São os dois maiores polos da região. A expansão do agronegócio de sul para norte modifica o perfil econômico da região. Quem viaja por terra de Goiânia para Rio Branco, vai encontrar várias pequenas cidades bem cuidadas ao longo do caminho, habitadas por gaúchos. É a rota da soja, e suas conexões, que passa de Rondônia e chega ao Acre. A pressão dos governos e instituições europeias deve conter a expansão territorial do agronegócio do Brasil. O receio dos europeus é concorrer com a agricultura brasileira. A deles é atrasada e subsidiada. Eles precisam conter o produto nacional na origem.

A descoberta de enorme jazida de petróleo no norte do Brasil, chamada de margem equatorial, pode ser a redenção econômica de uma região que foi abandonada desde a independência do Brasil. É bom lembrar que os amazônidas não aceitaram a Independência do Brasil em 1822. Preferiram ficar unidos a Portugal, como ocorria desde a descoberta do Brasil. A Independência foi imposta na Amazônia por soldados a serviço do almirante Cochrane – mercenário inglês que serviu a Marinha do Brasil – que ameaçaram bombardear Belém, em agosto de 1823.

A discussão sobre a defesa do meio ambiente no caso específico da Amazônia, já decidido que a região não é o pulmão do mundo, ganha outra dimensão. É preciso criar condições objetivas para ocorrer o desenvolvimento e a melhoria de renda na região. E o petróleo pode ser um instrumento ideal para que este objetivo seja alcançado ressalvadas as condições necessárias para proteger fauna e flora da foz do Amazonas que está a 500 quilômetros do local onde a Petrobras pretende fazer prospecção. O lençol petrolífero ocorre desde a Guiana, antiga Guiana Inglesa, cuja economia cresceu 62% desde que a riqueza submersa foi descoberta.

Há outras fontes modernas, confiáveis e duradouras. Uma delas são os ventos, os alísios, que trouxeram as caravelas dos portugueses. São ventos fortes e constantes que podem se transformar em energia elétrica. O potencial é, portanto, inesgotável. A energia eólica pode ser instalada em qualquer ponto do Brasil. O estado do Rio Grande do Norte já é quase autossuficiente com este tipo de energia. E se prepara agora para instalar torres mar adentro.

Mas há outro dado relevante. O sol aqui brilha o ano inteiro, com maior intensidade nos estados do centro-oeste, do Nordeste e do Norte. A energia solar é solução fácil de ser instalada em residências, prédios, residenciais ou comerciais. Ou em fazendas. Não há, portanto, problemas para iluminar as cidades no interior da Amazônia. Basta instalar placas fotovoltaicas e acender a luz. Muito simples e de baixo custo. Mas, o petróleo significa gordos royalties para os estados lindeiros. Impossível ignorar essa possibilidade.

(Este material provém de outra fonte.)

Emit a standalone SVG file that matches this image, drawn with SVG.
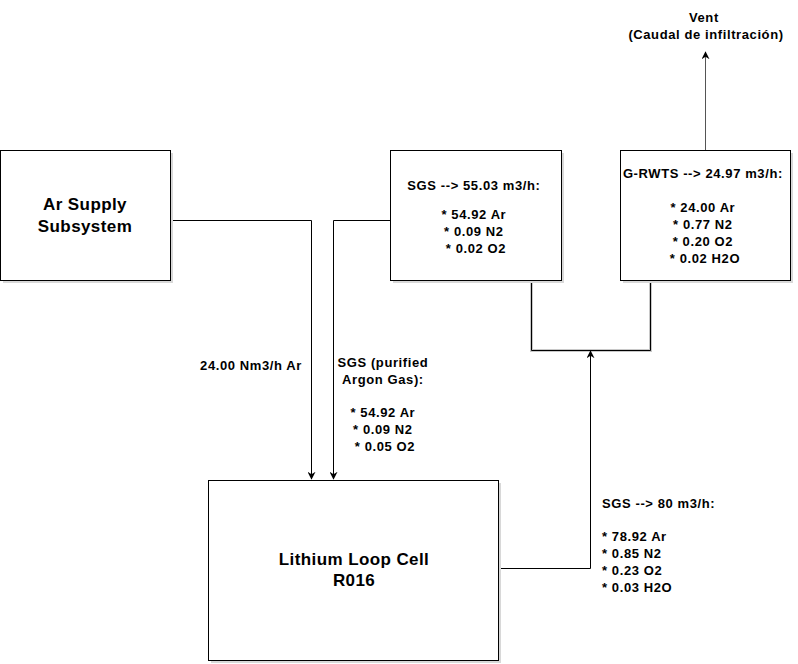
<svg xmlns="http://www.w3.org/2000/svg" width="798" height="664" viewBox="0 0 798 664">
<style>
.box{fill:#fff;stroke:#000;stroke-width:1}
.sh{fill:#d8d8d8}
text{font-family:"Liberation Sans",Arial,sans-serif;font-weight:bold;fill:#000}
.s{font-size:13px;letter-spacing:0.6px}
.b{font-size:17px;letter-spacing:0.4px}
.c{fill:none;stroke:#000;stroke-width:1}
</style>
<defs>
<marker id="ah" viewBox="0 0 10 10" refX="9" refY="5" markerWidth="8" markerHeight="8" markerUnits="userSpaceOnUse" orient="auto">
<path d="M0,0 L10,5 L0,10 L3,5 Z" fill="#000"/>
</marker>
</defs>
<rect width="798" height="664" fill="#fff"/>
<g id="connectors">
<polyline class="c" points="170.5,220.5 311.5,220.5 311.5,479" marker-end="url(#ah)"/>
<polyline class="c" points="390.5,220.5 333.5,220.5 333.5,479" marker-end="url(#ah)"/>
<polyline points="531.5,280 531.5,350.5 650.5,350.5 650.5,280" fill="none" stroke="#c8c8c8" stroke-width="3"/>
<polyline class="c" points="531.5,280 531.5,350.5 650.5,350.5 650.5,280"/>
<polyline class="c" points="500,568.5 590.5,568.5 590.5,351" marker-end="url(#ah)"/>
<polyline points="705.5,150 705.5,52" fill="none" stroke="#555" stroke-width="1" marker-end="url(#ah)"/>
</g>
<g id="ar-supply">
<rect class="sh" x="3" y="153" width="170" height="130"/>
<rect class="box" x="0.5" y="150.5" width="170" height="130"/>
<text class="b" x="85" y="210" text-anchor="middle">Ar Supply</text>
<text class="b" x="85" y="232" text-anchor="middle">Subsystem</text>
</g>
<g id="sgs">
<rect class="sh" x="393" y="153" width="171" height="130"/>
<rect class="box" x="390.5" y="150.5" width="171" height="130"/>
<text class="s" text-anchor="middle">
<tspan x="476" y="190">SGS --&gt; 55.03 m3/h:</tspan>
<tspan x="476" y="219">* 54.92 Ar</tspan>
<tspan x="476" y="236">* 0.09 N2</tspan>
<tspan x="476" y="253">* 0.02 O2</tspan>
</text>
</g>
<g id="grwts">
<rect class="sh" x="623" y="153" width="170" height="130"/>
<rect class="box" x="620.5" y="150.5" width="170" height="130"/>
<text class="s" text-anchor="middle">
<tspan x="705" y="178">G-RWTS --&gt; 24.97 m3/h:</tspan>
<tspan x="705" y="212">* 24.00 Ar</tspan>
<tspan x="705" y="229">* 0.77 N2</tspan>
<tspan x="705" y="246">* 0.20 O2</tspan>
<tspan x="705" y="263">* 0.02 H2O</tspan>
</text>
</g>
<g id="lithium">
<rect class="sh" x="211" y="483" width="290" height="180"/>
<rect class="box" x="208.5" y="480.5" width="290" height="180"/>
<text class="b" x="354" y="565" text-anchor="middle">Lithium Loop Cell</text>
<text class="b" x="354" y="586" text-anchor="middle">R016</text>
</g>
<g id="vent">
<text class="s" text-anchor="middle">
<tspan x="706" y="22">Vent</tspan>
<tspan x="706" y="39">(Caudal de infiltración)</tspan>
</text>
</g>
<g id="labels">
<text class="s" x="251" y="370" text-anchor="middle">24.00 Nm3/h Ar</text>
<text class="s" text-anchor="middle">
<tspan x="385" y="367">SGS (purified</tspan>
<tspan x="385" y="384">Argon Gas):</tspan>
<tspan x="385" y="417">* 54.92 Ar</tspan>
<tspan x="385" y="434">* 0.09 N2</tspan>
<tspan x="385" y="451">* 0.05 O2</tspan>
</text>
<text class="s">
<tspan x="602" y="508">SGS --&gt; 80 m3/h:</tspan>
<tspan x="602" y="541">* 78.92 Ar</tspan>
<tspan x="602" y="558">* 0.85 N2</tspan>
<tspan x="602" y="575">* 0.23 O2</tspan>
<tspan x="602" y="592">* 0.03 H2O</tspan>
</text>
</g>
</svg>
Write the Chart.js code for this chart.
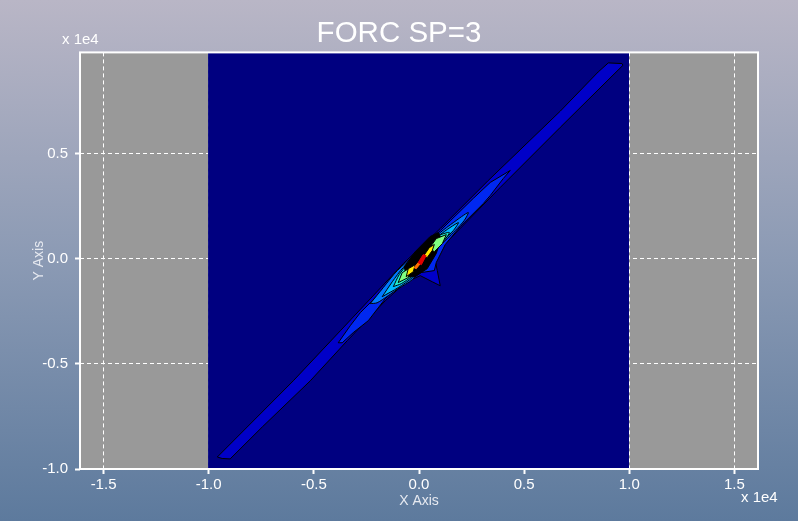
<!DOCTYPE html>
<html>
<head>
<meta charset="utf-8">
<title>FORC SP=3</title>
<script src="https://cdn.jsdelivr.net/npm/chart.js@4"></script>
<style>
    html, body { margin: 0; padding: 0; background: #7a8cab; }
    canvas { display: block; background: linear-gradient(180deg, #b9b6c6 0%, #8b9ab4 50%, #5d7a9d 100%); }
</style>
</head>
<body>
<canvas id="forcChart" width="798" height="521"></canvas>
<script>
// tick labels (values are x 1e4)
const xTicks = [-1.5, -1.0, -0.5, 0.0, 0.5, 1.0, 1.5];
const yTicks = [-1.0, -0.5, 0.0, 0.5];

// filled contour levels, lowest first
const fieldX = [-1.003, 0.9985, 0.9985, -1.003];
const fieldY = [-1, -1, 0.98, 0.98];

const band1X = [-0.959, -0.936, -0.898, -0.745, -0.517, -0.341, -0.160, -0.065, 0.006, 0.063, 0.101, 0.087, 0.077, 0.125, 0.386, 0.672, 0.970, 0.965, 0.900, 0.852, 0.672, 0.329, 0.101, -0.075, -0.374, -0.598];
const band1Y = [-0.943, -0.950, -0.952, -0.800, -0.581, -0.390, -0.200, -0.114, -0.081, -0.110, -0.129, -0.057, -0.010, 0.071, 0.338, 0.624, 0.919, 0.927, 0.930, 0.887, 0.701, 0.371, 0.143, -0.024, -0.343, -0.581];

const band2X = [-0.384, -0.327, -0.279, -0.160, -0.070, 0.101, 0.258, 0.339, 0.434, 0.401, 0.339, 0.306, 0.196, 0.125, 0.082, 0.073, 0.006, -0.065, -0.160, -0.241, -0.313, -0.365];
const band2Y = [-0.400, -0.319, -0.257, -0.138, -0.033, 0.133, 0.286, 0.362, 0.419, 0.381, 0.300, 0.262, 0.152, 0.067, -0.019, -0.057, -0.067, -0.105, -0.190, -0.295, -0.352, -0.400];

const band3X = [-0.232, -0.170, -0.103, 0.101, 0.163, 0.234, 0.215, 0.172, 0.134, 0.087, 0.030, -0.032, -0.099, -0.146, -0.199];
const band3Y = [-0.214, -0.138, -0.057, 0.124, 0.171, 0.219, 0.181, 0.133, 0.095, 0.048, -0.019, -0.100, -0.143, -0.176, -0.210];

const band4X = [-0.175, -0.127, -0.075, 0.101, 0.187, 0.163, 0.115, 0.053, -0.032, -0.099];
const band4Y = [-0.181, -0.110, -0.043, 0.114, 0.171, 0.133, 0.086, 0.010, -0.090, -0.138];

const band5X = [-0.122, -0.094, -0.056, 0.087, 0.144, 0.120, 0.063, -0.037, -0.084];
const band5Y = [-0.133, -0.076, -0.029, 0.105, 0.124, 0.086, 0.019, -0.086, -0.119];

const coreX = [-0.070, -0.018, 0.053, 0.092, 0.106, 0.082, 0.039, -0.018, -0.061];
const coreY = [-0.038, 0.033, 0.105, 0.124, 0.095, 0.024, -0.048, -0.086, -0.086];

const greenLowX = [-0.099, -0.080, -0.042, -0.051];
const greenLowY = [-0.114, -0.067, -0.043, -0.090];
const greenHighX = [0.049, 0.082, 0.130, 0.111, 0.073];
const greenHighY = [0.048, 0.095, 0.114, 0.071, 0.033];

const yellowLowX = [-0.061, -0.051, -0.018, -0.027];
const yellowLowY = [-0.086, -0.048, -0.029, -0.062];
const yellowHighX = [0.020, 0.049, 0.073, 0.063, 0.039];
const yellowHighY = [0.010, 0.052, 0.067, 0.038, 0.005];

const orangeX = [-0.023, -0.004, 0.006, -0.013];
const orangeY = [-0.043, -0.019, -0.024, -0.048];
const redX = [-0.004, 0.020, 0.034, 0.011];
const redY = [-0.019, 0.019, 0.014, -0.029];

function polygon(xs, ys, color, edge, tension = 0) {
    const points = xs.map((x, i) => ({ x: x, y: ys[i] }));
    points.push(points[0]); // close the shape
    return {
        data: points,
        showLine: true,
        fill: 'shape',
        backgroundColor: color,
        borderColor: edge,
        borderWidth: 1,
        pointRadius: 0,
        tension: tension
    };
}

// grey plot area, white frame and the two "x 1e4" notes
const plotDecor = {
    id: 'plotDecor',
    beforeDraw(chart) {
        const a = chart.chartArea;
        chart.ctx.fillStyle = '#999999';
        chart.ctx.fillRect(a.left, a.top, a.right - a.left, a.bottom - a.top);
    },
    afterDraw(chart) {
        const a = chart.chartArea, ctx = chart.ctx;
        ctx.save();
        ctx.strokeStyle = '#ffffff';
        ctx.lineWidth = 2;
        ctx.strokeRect(a.left, a.top, a.right - a.left, a.bottom - a.top);
        ctx.fillStyle = '#ffffff';
        ctx.font = '15px "Liberation Sans"';
        ctx.textBaseline = 'middle';
        ctx.fillText('x 1e4', 62, 40);
        ctx.fillText('x 1e4', 741, 498);
        ctx.restore();
    }
};

function axis(ticks, min, max, label) {
    return {
        type: 'linear',
        min: min,
        max: max,
        afterBuildTicks: scale => { scale.ticks = ticks.map(v => ({ value: v })); },
        border: { display: false, dash: [4, 3] },
        grid: {
            color: '#ffffff',
            lineWidth: 1,
            drawTicks: true,
            tickLength: 5,
            tickWidth: 2,
            tickColor: '#ffffff',
            tickBorderDash: []
        },
        ticks: {
            color: '#ffffff',
            font: { family: '"Liberation Sans"', size: 15 },
            autoSkip: false,
            maxRotation: 0,
            padding: 3,
            callback: v => v.toFixed(1)
        },
        title: {
            display: true,
            text: label,
            color: '#e6e9f0',
            font: { family: '"Liberation Sans"', size: 14 },
            padding: 0
        }
    };
}

const xAxis = axis(xTicks, -1.612, 1.612, 'X Axis');
xAxis.afterFit = scale => { scale.height = 52; };
xAxis.ticks.padding = 2;
xAxis.title.padding = { top: 0, bottom: 11 };

const yAxis = axis(yTicks, -1.0, 0.98, 'Y Axis');
yAxis.afterFit = scale => { scale.width = 80; };
yAxis.ticks.padding = 7;
yAxis.title.padding = { top: 31, bottom: 0 };

// empty axis on the right, only keeps the 40px margin so the title stays centred on the page
const marginAxis = {
    position: 'right',
    border: { display: false },
    grid: { display: false },
    ticks: { display: false },
    afterFit: scale => { scale.width = 40; }
};

// Chart.js paints the first dataset last, so the list goes from the top level down
const levels = [
    polygon(redX, redY, '#e00000', '#e00000'),
    polygon(orangeX, orangeY, '#ff7000', '#ff7000'),
    polygon(yellowHighX, yellowHighY, '#ffe800', '#000000'),
    polygon(yellowLowX, yellowLowY, '#ffe800', '#000000'),
    polygon(greenHighX, greenHighY, '#80ff80', '#000000'),
    polygon(greenLowX, greenLowY, '#80ff80', '#000000'),
    polygon(coreX, coreY, '#000000', '#000000'),
    polygon(band5X, band5Y, '#20f0d0', '#000000', 0.25),
    polygon(band4X, band4Y, '#00b8ff', '#000000', 0.25),
    polygon(band3X, band3Y, '#0078ff', '#000000', 0.25),
    polygon(band2X, band2Y, '#0028f0', '#000000'),
    polygon(band1X, band1Y, '#0000c8', '#000000'),
    polygon(fieldX, fieldY, '#000080', 'transparent')
];

new Chart(document.getElementById('forcChart').getContext('2d'), {
    type: 'scatter',
    data: { datasets: levels },
    options: {
        responsive: false,
        animation: false,
        scales: { x: xAxis, y: yAxis, margin: marginAxis },
        plugins: {
            legend: { display: false },
            tooltip: { enabled: false },
            title: {
                display: true,
                text: 'FORC SP=3',
                color: '#ffffff',
                font: { family: '"Liberation Sans"', size: 29.5, weight: 'normal' },
                padding: { top: 16, bottom: 1 }
            }
        }
    },
    plugins: [plotDecor]
});
</script>
</body>
</html>
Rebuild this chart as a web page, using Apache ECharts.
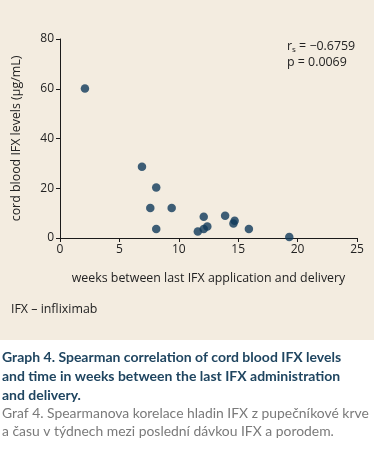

A ministra Marina Silva, radical defesa do meio ambiente, precisa negociar, e gastar saliva, para conviver com adversários no mesmo espaço político. Ela já deixou o ministério em outro governo Lula por divergências pesadas. Naquela questão, a construção da hidrelétrica de Belo Monte, tinha razão. Foi erro monstruoso construir a usina que não consegue gerar o planejado e criou sérios problemas no meio ambiente. Muito barulho para resultado pífio. Faltou conversa. E houve corrupção milionária.

Agora, não. Os males da produção de petróleo são conhecidos: eventuais vazamentos, explosões e corrupção. No deserto arenoso de Dubai construíram um país moderníssimo com o dinheiro do petróleo. Sabendo usar, é dinheiro bem-vindo. Não sabendo, é maldição, como na Venezuela. Difícil é defender o meio ambiente para estrangeiro tirar fotografia de macaco e jacaré, enquanto o homem da região sofre com a pobreza.